-- begin DATA FOR THE TASK --

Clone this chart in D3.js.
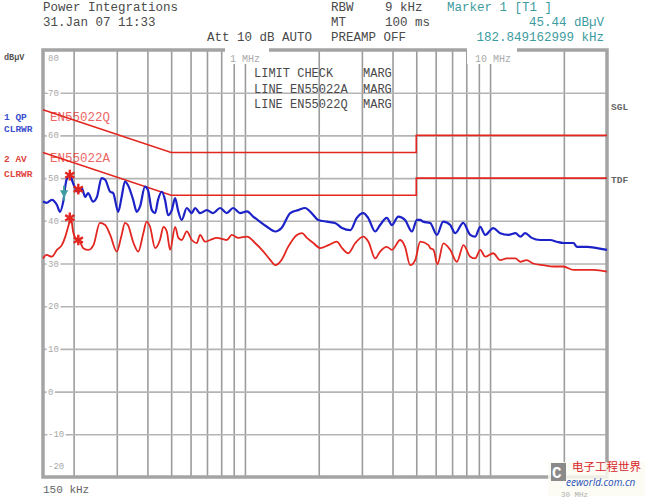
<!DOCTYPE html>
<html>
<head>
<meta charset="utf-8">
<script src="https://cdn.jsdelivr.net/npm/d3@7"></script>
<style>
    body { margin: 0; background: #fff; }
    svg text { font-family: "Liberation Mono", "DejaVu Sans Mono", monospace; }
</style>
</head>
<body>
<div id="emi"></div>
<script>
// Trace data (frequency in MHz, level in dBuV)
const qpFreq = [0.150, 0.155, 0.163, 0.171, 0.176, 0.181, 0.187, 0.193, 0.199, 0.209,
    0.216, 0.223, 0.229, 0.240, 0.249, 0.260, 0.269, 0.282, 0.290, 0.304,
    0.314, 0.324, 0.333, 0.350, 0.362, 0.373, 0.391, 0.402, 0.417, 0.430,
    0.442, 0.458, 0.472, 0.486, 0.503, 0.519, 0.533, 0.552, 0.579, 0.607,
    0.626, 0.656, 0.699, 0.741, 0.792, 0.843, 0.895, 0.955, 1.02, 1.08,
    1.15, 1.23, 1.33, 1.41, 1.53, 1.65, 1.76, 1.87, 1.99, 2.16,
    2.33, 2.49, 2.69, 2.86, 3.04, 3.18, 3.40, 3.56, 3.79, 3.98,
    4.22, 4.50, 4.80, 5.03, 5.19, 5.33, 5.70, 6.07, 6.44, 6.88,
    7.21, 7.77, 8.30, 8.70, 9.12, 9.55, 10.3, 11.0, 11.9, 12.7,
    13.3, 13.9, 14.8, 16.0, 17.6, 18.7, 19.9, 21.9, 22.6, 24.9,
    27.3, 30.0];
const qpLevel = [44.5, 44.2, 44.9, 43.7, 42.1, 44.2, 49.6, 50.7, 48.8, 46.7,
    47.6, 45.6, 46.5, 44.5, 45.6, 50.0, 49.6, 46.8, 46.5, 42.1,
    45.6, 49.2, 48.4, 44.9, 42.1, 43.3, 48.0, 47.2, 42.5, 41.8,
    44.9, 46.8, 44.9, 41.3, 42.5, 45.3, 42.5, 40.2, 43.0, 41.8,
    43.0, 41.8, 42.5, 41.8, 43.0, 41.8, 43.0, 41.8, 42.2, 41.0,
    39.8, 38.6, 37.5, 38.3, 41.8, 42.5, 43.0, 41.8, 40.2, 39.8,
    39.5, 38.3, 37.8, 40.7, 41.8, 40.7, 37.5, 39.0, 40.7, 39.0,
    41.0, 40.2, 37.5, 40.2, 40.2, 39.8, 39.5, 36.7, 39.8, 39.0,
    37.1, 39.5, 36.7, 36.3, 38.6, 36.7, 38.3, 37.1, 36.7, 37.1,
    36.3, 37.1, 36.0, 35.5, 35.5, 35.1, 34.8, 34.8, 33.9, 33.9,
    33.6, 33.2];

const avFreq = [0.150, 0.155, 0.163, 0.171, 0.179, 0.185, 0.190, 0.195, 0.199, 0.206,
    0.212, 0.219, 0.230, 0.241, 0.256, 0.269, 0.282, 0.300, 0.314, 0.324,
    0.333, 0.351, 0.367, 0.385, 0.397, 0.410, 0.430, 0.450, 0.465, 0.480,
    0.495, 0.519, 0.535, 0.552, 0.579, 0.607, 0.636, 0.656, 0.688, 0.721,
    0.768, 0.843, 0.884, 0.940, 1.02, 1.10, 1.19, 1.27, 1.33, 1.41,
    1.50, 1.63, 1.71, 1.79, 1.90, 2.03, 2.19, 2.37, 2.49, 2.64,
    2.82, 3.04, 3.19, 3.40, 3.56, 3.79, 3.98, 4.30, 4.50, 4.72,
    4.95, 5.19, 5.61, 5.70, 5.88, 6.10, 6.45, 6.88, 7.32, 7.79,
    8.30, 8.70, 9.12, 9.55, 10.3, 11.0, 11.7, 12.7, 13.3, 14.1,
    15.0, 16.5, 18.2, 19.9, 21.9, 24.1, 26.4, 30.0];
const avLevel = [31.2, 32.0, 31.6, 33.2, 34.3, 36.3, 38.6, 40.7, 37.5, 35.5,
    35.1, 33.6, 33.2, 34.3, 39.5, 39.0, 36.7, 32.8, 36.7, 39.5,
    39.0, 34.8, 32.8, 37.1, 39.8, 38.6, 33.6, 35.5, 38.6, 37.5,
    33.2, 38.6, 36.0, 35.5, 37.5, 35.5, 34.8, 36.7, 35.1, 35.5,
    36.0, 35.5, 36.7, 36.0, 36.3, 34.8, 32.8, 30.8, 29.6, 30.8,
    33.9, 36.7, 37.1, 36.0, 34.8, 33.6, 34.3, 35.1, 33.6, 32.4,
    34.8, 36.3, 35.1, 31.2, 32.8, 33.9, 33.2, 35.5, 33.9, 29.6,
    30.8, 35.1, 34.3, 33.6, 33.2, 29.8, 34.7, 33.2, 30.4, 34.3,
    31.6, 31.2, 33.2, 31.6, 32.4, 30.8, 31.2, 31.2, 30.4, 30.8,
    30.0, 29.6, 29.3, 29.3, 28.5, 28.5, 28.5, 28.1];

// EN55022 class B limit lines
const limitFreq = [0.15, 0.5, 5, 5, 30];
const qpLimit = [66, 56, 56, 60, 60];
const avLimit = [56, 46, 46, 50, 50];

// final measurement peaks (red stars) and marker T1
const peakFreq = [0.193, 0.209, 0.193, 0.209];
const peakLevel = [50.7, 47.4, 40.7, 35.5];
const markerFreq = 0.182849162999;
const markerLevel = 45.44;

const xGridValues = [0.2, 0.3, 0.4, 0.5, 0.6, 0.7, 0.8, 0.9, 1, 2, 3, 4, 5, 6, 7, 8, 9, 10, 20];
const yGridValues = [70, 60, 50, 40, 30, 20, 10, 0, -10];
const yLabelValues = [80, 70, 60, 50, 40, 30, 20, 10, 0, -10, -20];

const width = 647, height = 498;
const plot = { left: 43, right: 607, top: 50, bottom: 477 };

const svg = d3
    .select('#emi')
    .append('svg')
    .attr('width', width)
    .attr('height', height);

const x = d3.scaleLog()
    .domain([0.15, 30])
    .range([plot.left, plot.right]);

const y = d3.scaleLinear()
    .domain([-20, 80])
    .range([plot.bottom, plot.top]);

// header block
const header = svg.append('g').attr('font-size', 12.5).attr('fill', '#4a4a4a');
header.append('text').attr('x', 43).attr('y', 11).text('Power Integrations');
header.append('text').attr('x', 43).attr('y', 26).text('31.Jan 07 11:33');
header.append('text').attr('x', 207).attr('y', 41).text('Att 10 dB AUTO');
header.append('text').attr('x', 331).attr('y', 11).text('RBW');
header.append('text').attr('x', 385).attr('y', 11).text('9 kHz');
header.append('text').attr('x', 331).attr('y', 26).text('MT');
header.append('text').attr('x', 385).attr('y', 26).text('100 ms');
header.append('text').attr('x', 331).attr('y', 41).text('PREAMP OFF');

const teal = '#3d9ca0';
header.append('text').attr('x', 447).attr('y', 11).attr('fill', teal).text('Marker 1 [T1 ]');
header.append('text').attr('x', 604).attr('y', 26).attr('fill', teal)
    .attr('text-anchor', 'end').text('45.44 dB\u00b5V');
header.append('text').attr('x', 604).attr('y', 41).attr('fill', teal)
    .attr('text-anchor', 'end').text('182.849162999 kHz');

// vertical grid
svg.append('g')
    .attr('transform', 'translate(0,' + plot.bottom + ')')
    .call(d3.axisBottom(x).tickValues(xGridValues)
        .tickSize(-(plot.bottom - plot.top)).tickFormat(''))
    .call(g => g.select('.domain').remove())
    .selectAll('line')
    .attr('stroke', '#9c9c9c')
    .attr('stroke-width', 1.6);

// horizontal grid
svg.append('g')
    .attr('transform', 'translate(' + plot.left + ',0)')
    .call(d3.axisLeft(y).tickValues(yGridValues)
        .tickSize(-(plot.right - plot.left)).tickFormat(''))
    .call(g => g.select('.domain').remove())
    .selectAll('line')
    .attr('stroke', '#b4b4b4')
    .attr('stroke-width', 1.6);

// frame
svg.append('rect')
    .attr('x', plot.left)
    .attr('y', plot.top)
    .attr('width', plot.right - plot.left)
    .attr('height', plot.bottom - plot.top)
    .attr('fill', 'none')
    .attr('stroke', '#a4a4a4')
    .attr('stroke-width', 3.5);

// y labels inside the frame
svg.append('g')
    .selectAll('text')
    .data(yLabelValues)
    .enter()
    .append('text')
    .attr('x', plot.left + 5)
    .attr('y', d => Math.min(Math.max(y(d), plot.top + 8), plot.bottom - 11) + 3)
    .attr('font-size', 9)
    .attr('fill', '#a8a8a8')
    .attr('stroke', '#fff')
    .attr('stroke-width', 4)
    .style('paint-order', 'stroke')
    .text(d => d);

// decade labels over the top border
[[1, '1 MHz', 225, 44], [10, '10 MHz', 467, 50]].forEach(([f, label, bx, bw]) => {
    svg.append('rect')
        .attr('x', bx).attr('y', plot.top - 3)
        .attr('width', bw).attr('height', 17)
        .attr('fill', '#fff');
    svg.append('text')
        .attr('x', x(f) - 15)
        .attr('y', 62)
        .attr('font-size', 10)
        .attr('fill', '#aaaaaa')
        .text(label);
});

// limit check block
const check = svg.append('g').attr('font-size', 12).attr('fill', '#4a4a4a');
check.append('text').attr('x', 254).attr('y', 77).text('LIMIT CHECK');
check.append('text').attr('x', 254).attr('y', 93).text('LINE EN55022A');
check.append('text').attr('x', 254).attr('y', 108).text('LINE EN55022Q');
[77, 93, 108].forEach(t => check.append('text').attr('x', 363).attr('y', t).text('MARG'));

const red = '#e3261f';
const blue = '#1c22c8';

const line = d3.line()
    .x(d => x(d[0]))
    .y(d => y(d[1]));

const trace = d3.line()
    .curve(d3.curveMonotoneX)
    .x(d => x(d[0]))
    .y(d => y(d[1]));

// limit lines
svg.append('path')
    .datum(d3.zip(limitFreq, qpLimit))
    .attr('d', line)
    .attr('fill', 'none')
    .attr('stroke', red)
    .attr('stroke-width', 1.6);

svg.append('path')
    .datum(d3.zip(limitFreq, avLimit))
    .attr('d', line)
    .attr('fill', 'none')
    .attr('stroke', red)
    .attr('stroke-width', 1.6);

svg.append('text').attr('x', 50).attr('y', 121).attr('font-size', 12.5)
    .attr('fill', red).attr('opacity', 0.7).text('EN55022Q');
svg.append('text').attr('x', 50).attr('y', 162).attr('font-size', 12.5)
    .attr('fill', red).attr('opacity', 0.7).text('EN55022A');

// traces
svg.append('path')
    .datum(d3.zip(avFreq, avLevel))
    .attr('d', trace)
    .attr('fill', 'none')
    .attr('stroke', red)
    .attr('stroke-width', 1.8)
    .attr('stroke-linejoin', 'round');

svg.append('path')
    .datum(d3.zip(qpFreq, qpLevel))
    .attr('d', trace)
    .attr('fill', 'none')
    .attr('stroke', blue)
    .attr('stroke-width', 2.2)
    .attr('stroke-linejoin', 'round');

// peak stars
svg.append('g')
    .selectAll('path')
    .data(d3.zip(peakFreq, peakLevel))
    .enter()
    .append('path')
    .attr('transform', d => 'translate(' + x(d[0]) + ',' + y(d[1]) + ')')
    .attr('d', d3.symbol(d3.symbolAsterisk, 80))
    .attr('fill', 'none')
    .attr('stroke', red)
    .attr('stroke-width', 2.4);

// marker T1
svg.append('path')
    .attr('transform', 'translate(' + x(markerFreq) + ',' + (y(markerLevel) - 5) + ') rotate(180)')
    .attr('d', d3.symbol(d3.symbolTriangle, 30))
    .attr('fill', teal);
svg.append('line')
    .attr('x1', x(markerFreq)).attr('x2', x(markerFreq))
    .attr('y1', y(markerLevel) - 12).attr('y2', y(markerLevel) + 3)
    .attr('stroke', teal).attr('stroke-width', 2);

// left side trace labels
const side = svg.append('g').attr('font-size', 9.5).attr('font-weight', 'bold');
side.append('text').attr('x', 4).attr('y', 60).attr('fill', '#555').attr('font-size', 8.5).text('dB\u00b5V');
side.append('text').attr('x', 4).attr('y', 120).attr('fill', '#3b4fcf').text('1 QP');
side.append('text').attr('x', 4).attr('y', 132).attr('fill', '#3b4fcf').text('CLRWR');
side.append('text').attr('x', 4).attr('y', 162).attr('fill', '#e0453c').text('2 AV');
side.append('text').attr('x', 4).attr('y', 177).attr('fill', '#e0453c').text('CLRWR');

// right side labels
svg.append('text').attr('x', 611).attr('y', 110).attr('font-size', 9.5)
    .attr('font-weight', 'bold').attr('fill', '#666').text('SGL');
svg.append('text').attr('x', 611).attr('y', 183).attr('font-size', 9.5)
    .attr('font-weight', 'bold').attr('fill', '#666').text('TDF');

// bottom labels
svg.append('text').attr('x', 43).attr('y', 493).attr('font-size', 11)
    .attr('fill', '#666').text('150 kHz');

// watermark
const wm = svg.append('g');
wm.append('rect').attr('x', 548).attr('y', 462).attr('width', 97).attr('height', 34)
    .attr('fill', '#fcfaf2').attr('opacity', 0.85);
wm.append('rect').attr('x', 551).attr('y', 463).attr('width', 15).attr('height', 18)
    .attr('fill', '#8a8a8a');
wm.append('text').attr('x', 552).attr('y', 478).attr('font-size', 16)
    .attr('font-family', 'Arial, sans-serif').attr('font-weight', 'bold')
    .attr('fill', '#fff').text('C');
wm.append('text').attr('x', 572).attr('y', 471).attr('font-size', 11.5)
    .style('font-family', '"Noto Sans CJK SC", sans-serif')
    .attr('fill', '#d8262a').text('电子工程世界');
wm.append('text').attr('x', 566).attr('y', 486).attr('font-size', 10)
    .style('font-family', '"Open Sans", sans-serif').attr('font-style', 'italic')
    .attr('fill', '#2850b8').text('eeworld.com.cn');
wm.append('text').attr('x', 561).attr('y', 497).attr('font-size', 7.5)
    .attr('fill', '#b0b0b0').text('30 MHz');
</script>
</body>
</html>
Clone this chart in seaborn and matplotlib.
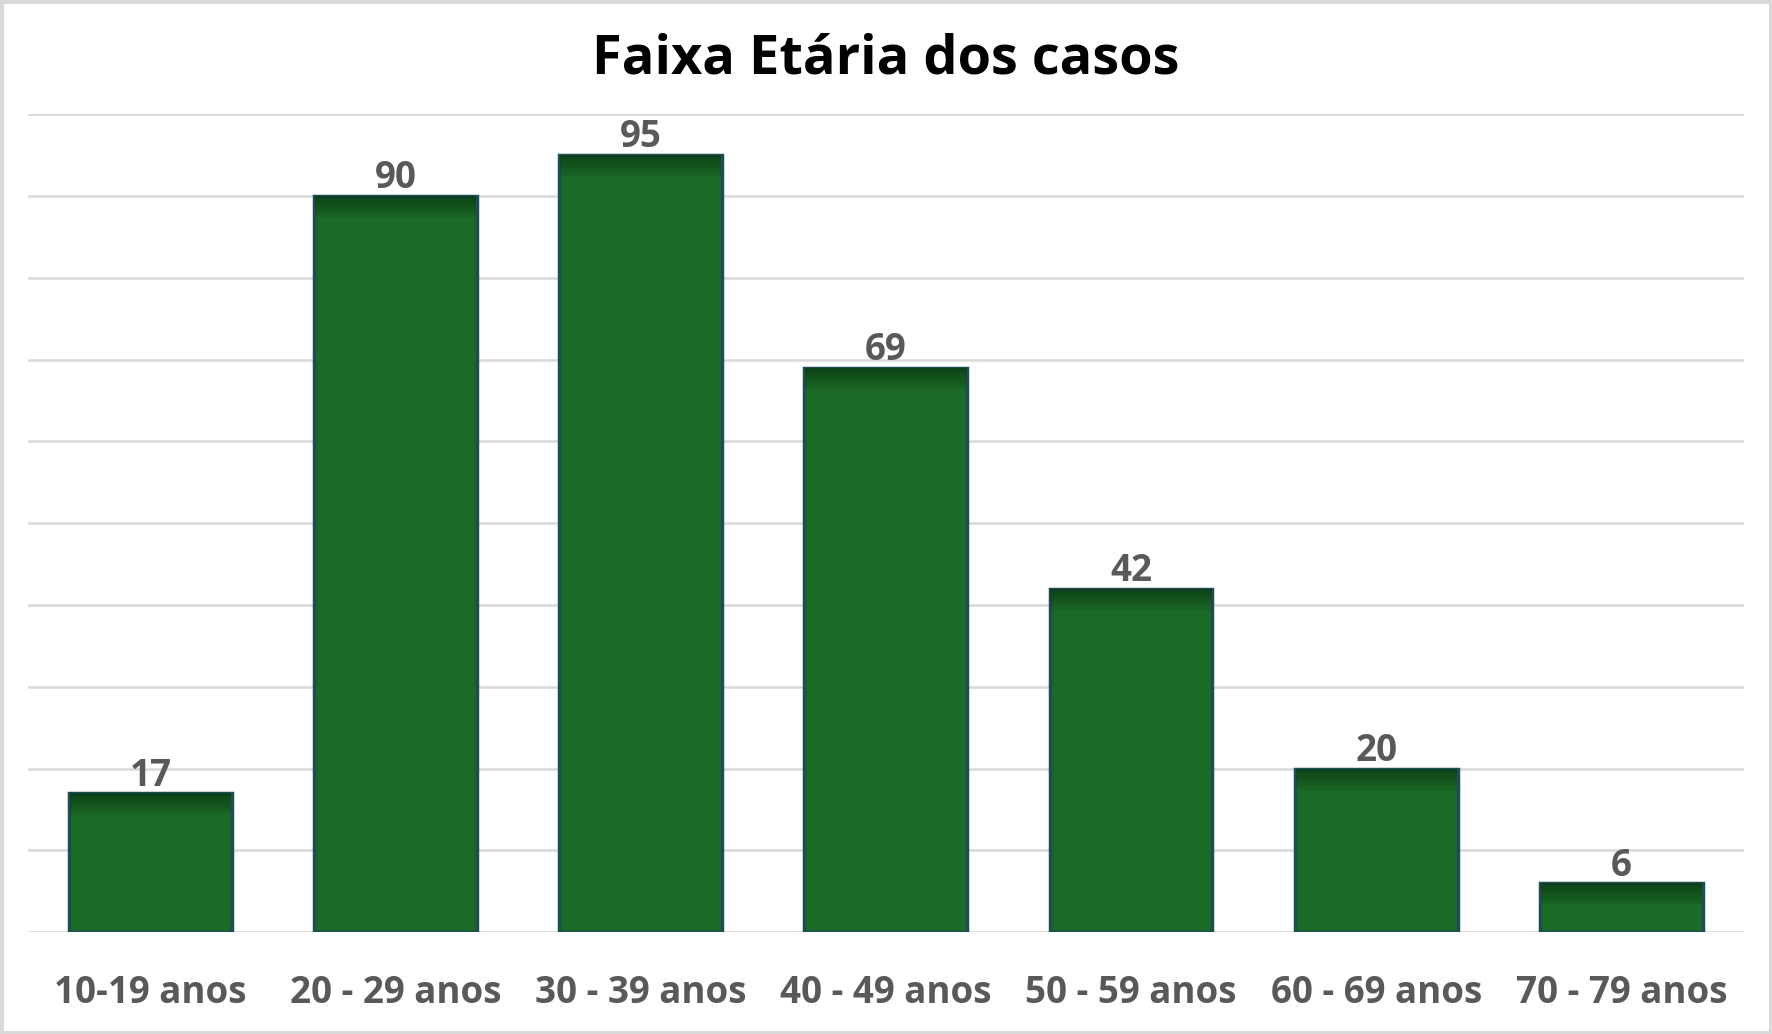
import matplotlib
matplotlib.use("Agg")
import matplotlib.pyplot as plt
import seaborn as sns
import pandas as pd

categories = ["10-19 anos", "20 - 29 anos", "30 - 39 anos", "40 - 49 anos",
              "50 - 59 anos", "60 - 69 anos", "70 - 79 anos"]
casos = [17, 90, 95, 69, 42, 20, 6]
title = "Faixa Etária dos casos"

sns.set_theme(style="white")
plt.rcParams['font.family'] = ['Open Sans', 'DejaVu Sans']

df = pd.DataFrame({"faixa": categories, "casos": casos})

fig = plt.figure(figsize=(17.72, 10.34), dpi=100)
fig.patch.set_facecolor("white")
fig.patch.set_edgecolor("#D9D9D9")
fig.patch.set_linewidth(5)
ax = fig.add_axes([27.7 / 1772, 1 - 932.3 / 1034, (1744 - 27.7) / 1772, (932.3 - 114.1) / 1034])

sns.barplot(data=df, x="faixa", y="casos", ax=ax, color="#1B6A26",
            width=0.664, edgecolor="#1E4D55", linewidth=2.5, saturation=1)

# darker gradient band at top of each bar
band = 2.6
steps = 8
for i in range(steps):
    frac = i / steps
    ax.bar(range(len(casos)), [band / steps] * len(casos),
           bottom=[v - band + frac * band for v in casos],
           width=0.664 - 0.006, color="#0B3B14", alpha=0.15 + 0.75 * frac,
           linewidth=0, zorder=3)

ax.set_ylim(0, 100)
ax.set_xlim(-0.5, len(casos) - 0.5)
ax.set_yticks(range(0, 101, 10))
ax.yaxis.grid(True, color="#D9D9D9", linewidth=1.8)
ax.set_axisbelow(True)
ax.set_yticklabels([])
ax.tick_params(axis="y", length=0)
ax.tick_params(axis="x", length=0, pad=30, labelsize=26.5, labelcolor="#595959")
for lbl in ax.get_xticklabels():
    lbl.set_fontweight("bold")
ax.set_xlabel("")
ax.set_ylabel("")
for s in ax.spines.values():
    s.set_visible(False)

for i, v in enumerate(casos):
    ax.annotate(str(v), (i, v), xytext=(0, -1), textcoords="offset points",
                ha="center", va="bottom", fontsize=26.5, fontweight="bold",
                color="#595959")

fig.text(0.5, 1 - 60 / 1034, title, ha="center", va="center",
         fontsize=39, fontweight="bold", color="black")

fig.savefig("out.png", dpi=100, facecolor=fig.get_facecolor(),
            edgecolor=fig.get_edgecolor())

-- end DATA FOR THE TASK --

Without any pictures, set down the lines from the one holding "Clone this chart in seaborn and matplotlib." through the one holding "linewidth=0, zorder=3)".

Clone this chart in seaborn and matplotlib.
import matplotlib
matplotlib.use("Agg")
import matplotlib.pyplot as plt
import seaborn as sns
import pandas as pd

categories = ["10-19 anos", "20 - 29 anos", "30 - 39 anos", "40 - 49 anos",
              "50 - 59 anos", "60 - 69 anos", "70 - 79 anos"]
casos = [17, 90, 95, 69, 42, 20, 6]
title = "Faixa Etária dos casos"

sns.set_theme(style="white")
plt.rcParams['font.family'] = ['Open Sans', 'DejaVu Sans']

df = pd.DataFrame({"faixa": categories, "casos": casos})

fig = plt.figure(figsize=(17.72, 10.34), dpi=100)
fig.patch.set_facecolor("white")
fig.patch.set_edgecolor("#D9D9D9")
fig.patch.set_linewidth(5)
ax = fig.add_axes([27.7 / 1772, 1 - 932.3 / 1034, (1744 - 27.7) / 1772, (932.3 - 114.1) / 1034])

sns.barplot(data=df, x="faixa", y="casos", ax=ax, color="#1B6A26",
            width=0.664, edgecolor="#1E4D55", linewidth=2.5, saturation=1)

# darker gradient band at top of each bar
band = 2.6
steps = 8
for i in range(steps):
    frac = i / steps
    ax.bar(range(len(casos)), [band / steps] * len(casos),
           bottom=[v - band + frac * band for v in casos],
           width=0.664 - 0.006, color="#0B3B14", alpha=0.15 + 0.75 * frac,
           linewidth=0, zorder=3)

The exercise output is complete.